I know, I know - I haven't checked in with the moon or this moon circle for a couple of months. I even missed a few moons with my face-to-face moon circle. But we were back together on Tuesday night, G's house was clean and serene as always. I love her clay coloured walls, soft leather furniture, vivid textiles on the walls, smell of incense, beeswax candles, warm woodstove, gentle feminine atmosphere. We snuggled in to the big soft sofas, toasted with red wine, then started spilling. It seems the last six weeks have been thick with experience, some of it really, really challenging. The strength of women amazes me. Between us we had horrible court appearances, financial crises, deaths, seriously ill spouses, work dramas, child dramas, and the usual repertoire of broken dryers, broken cars, needy children, and sundry messes to deal with. Ironically the circle was cut short by a minor child emergency, just as the mother was explaining how she was finally beginning to understand Margaret Atwood's idea of The Edible Woman. Ha! So in the (now waning) fullness of this moon, I just want to take the opportunity to reflect on and celebrate the fullness of our lives, and wish us all the fullness of our strength and powers to live through it all with joy and courage!! If you'd like, I'd be honoured if you'd share in the comments what your biggest challenge of this moon has been, and how you've met it. Happy Full Moon!
4 comments:
This is my birth moon! In addition, it is to snow here tonight, which is something of a phenomena. I love snow, I love it! The advent of winter makes me feel so very up and alive.

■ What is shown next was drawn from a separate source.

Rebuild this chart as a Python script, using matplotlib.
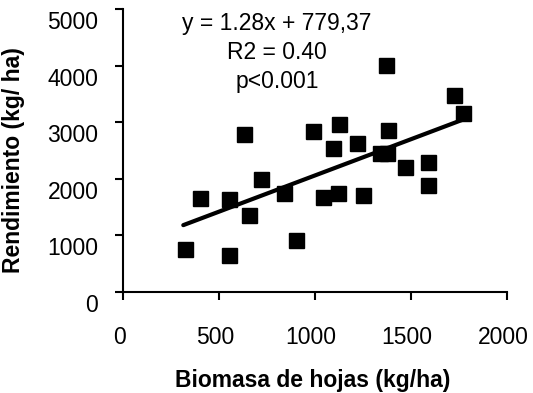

It has been a struggle, this year, and I am going to set out a repast tonight beneath this moon and be a circle of one. I am grateful for the glimpses of light in these last days of the year. It has helped me put many things in perspective and convinced me more than ever that I need to achieve balance and serenity in all the rooms of my literal and figurative house. I am asking for the sloughing away of residual negativity so that it does not follow me into the new year should I be graced to see it. I truly hope I do. I want to grow in strength, and determination, I want to bathe in peace and serenity. I want to find that space, that niche in which I am truly the happiest.
May the Moons' blessings pour over you as warm oil to your senses.
Well it has been a time of clarity for me and continuing transition. I however have determined to meet this transition fully engaged. I have cleansed my temple (both physical and spiritual), removed the items that I no longer need and am now working on my new vision and inspiration boards. I am thankful for this circle so I as I have since the beginning of the full moon I will light a candle and whisper a prayer on the wind.
j
I am so grateful to share the journey with such courageous women! Here's to cleaning house, finding balance, and continuing in clarity and light.
xo
B
oh, PS Happy Birth Moon. Madame One Tree!